The ease, as between the original parties, was, undeniably, a civil action under the code; and it is provided by this section that such new party may “ make himself defendant in the action, in lieu of the original defendant.” It is very clear from this language, and the whole scope of the section, that it was not intended by this substitution of the party defendant, to change the nature of the case from a civil action to a mere special proceeding, thereby depriving the parties of the rights incident to a trial in a civil action. The action remains, though the parties may be .changed: The issues to be tried may remain essentially the same as they would have been had there been no change of parties to the record, and the plaintiff surely can not be deprived by the change of defendants of the rights of a party to a civil action merely because he is forced to contend with a new and, perhaps, more formidable antagonist.

But if the case be regarded as a civil action, it is claimed that it is one for appeal to the District Court, and not for a second trial in the same court as matter of right. This, question is made by the statute to depend upon the right of either party to demand a trial of the case by jury. Where a jury may of right be demanded to try the issues of fact joined in an action originating in the Court of Common Pleas, a second trial maybe had in the same 'court (S. & C. Stat. 1155); and appeals to the District Court may be taken in such cases when a trial by jury can not by law be demanded. S. & C. Stat. 1157. A trial by jury.may be demanded of issues of fact arising in actions for the recovery of money, or of specific real or personal property. Code, sec. 263.

The original action in this case was for the recovery of money only, and from beginning to end the plaintiff has sought nothing but the recovery of money. Had the same issues now in the case arisen upon substantially the same facts pleaded by the original defendant to defeat a recovery, it can not be doubted but that either party might have demanded a trial by jury. How is the case changed by the substitution of the new parties defendant ? All they sought, as against the plaintiff, was a defeat of his recovery by way of defense. Succeeding in that, they were entitled to have the money in the hands of the court paid over to them on motion. A prayer for that purpose in their answer was not a necessary part of their case against the plaintiff. They needed no judgment or decree for the money against him. Had the amount deposited in court been paid to the plaintiff, instead of defending against his right thereto, the defendants would have then been compelled to seek a judgment against him for the amount thus received by him for their use. But that wodld be essentially a civil action for the recovery of money, and would involve substantially the same issues now made in the ease by way of defense. The object sought by the action in either case is the recovery of money by one party or the other. Had the plaintiff received of Dixon the full amount of the note, and the action had been for the recovery of the sum now in controversy, as having been received for the use of the defendants, the issues being the same as now presented, beyond question, either party would have had the right to demand a jury trial. But the present case is in substance for the same thing, and there is no good reason why the parties are not as much entitled to have this case tried by a jury as they would have been in the case supposed.

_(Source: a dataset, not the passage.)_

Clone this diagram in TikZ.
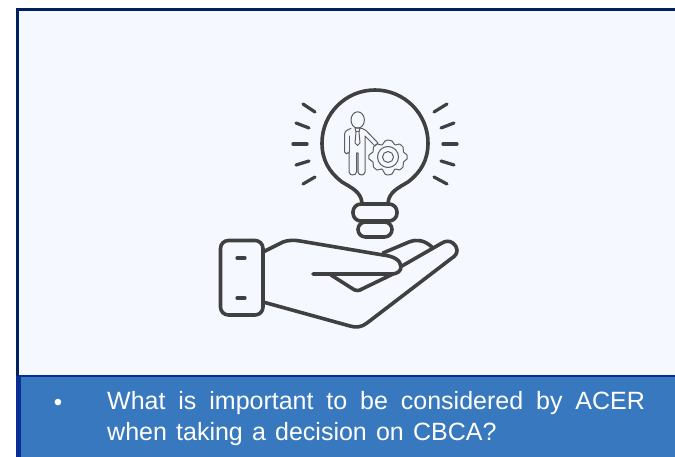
\documentclass[tikz,border=0pt]{standalone}
\usepackage{fontspec}
\setmainfont{Liberation Sans}
\definecolor{panel}{HTML}{F5F8FF}
\definecolor{band}{HTML}{3878BE}
\definecolor{navy}{HTML}{002060}
\definecolor{edge}{HTML}{0A2C96}
\definecolor{ink}{HTML}{404040}
\tikzset{
  thick line/.style={draw=ink,line width=3.6pt,line cap=round,line join=round},
  ray/.style={draw=ink,line width=3.2pt,line cap=round},
  thin line/.style={draw=ink!85,line width=1pt,line cap=round,line join=round},
}
\begin{document}
\begin{tikzpicture}[x=1pt,y=-1pt]
\useasboundingbox (0,0) rectangle (675,457);
\fill[white] (0,0) rectangle (675,457);
\fill[panel] (17,9) rectangle (675,376);
\fill[band] (17,376) rectangle (675,457);
\fill[edge] (19,375) rectangle (675,377);
\fill[navy] (16,8) rectangle (675,11);
\fill[navy] (16,8) rectangle (19,376);
\fill[edge] (16,376) rectangle (21,457);
% bulb
\draw[thick line] (362,203) .. controls (361,192) and (352,188) .. (342,182)
  .. controls (329,172) and (322,160) .. (322,143)
  arc[start angle=180,end angle=360,radius=53]
  .. controls (428,160) and (421,172) .. (408,182)
  .. controls (398,188) and (389,192) .. (388,203);
\draw[thick line,rounded corners=8pt] (353,204) rectangle (397,221);
\draw[thick line,rounded corners=7.5pt] (358,222) rectangle (392,237);
% rays
\foreach \a/\b/\c/\d in {303/104/315/112,296/123/309/128,293/144/307/144,296/165/309/161,303/184/315/177,
  447/104/434/112,454/123/441/128,457/144/443/144,454/165/441/161,447/184/434/177}
  \draw[ray] (\a,\b) -- (\c,\d);
% person
\draw[thin line] (357.7,120) ellipse[x radius=6.7,y radius=8.2];
\draw[thin line] (351,128.5) .. controls (347,130) and (344.5,131) .. (344.5,135)
  -- (344.5,152) .. controls (345,154.5) and (348,154.5) .. (349,152) -- (349,172)
  .. controls (349.5,176) and (356,176) .. (356.5,172) -- (356.5,153)
  -- (358,153) -- (358,172) .. controls (358.5,176) and (364.5,176) .. (365,172)
  -- (365,136) -- (375,146) -- (378,143) -- (366,130.5) .. controls (364,129) and (362,128.5) .. (360,128) ;
\draw[thin line] (349,136) -- (349,152);
\draw[thin line] (355,128) -- (356,132) -- (355,143) -- (357.5,145.5) -- (360,143) -- (359,132) -- (360,128) -- cycle;
\draw[thin line] (356,132) -- (359,132);
% gear
\draw[thin line] plot[smooth cycle,tension=0.25] coordinates {
  (403.5,152) (407,155) (407,159) (403.5,162) (403,167) (399.5,170) (395,169) (392,174) (388,175) (385,174) (382,169) (377,170) (373.5,167) (373,162) (369,159) (369,155) (373,152) (373.5,147) (377,144) (382,145) (385,141) (388,140) (392,141) (395,145) (399.5,144) (403,147)};
\draw[thin line] (388,157) circle[radius=10.5];
\draw[thin line] (388,157) circle[radius=5.5];
% hand
\draw[thick line,rounded corners=8pt] (220.5,240.5) rectangle (263,315);
\draw[ray] (237,258) -- (245,258);
\draw[ray] (237,298) -- (245,298);
\draw[thick line] (263,252) -- (283,242) .. controls (288,240) and (295,240) .. (300,241)
  -- (383,255) .. controls (393,256) and (401,260) .. (401,267) .. controls (401,271) and (397,274) .. (392,274) -- (313,274);
\draw[thick line] (331,275) -- (353,289) .. controls (356,291) and (359,291) .. (362,289) -- (393,274);
\draw[thick line] (383,253) -- (409,242) .. controls (417,239) and (424,240) .. (432,247);
\draw[thick line] (402,266) -- (442,243) .. controls (450,238) and (457,245) .. (457,250)
  .. controls (457,254) and (455,256) .. (452,258) -- (367,323)
  .. controls (362,327) and (356,328) .. (350,326) -- (263,302);
% text
\node[white,inner sep=0pt] (bullet) at (58,405) {\fontsize{24}{31}\selectfont •};
\node[white,inner sep=0pt,align=left,font=\fontsize{25}{31}\selectfont,anchor=north west] (question) at (107,391.5)
  {{\spaceskip=12.9pt What is important to be considered by ACER}\\{\spaceskip=9.2pt when taking a decision on CBCA?}};
\end{tikzpicture}
\end{document}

The view we have taken of the case, both as to the character of the action after an affidavit is filed under the 42fi section of the code, and as to the right of the parties to demand a jury trial, is fortified by the fact that the provisions of the section extend to actions for the recovery of personal property, and, by the 43d section, are extended to actions brought against a sheriff, or other officers, for personal property taken on execution, or the proceeds of such property taken and sold by him. It is very clear that, in such cases, after the substitution of the new party, the case still remains a civil action, and, being for the recovery of money or specific personal property, issues of fact arising therein may of right be tried by a jury.

It follows that the plaintiff was not prejudiced by the rulings of the courts below.

Motion overruled.

McIlvaine, White, and Rex, JJ., concurring. Welch, J., not sitting.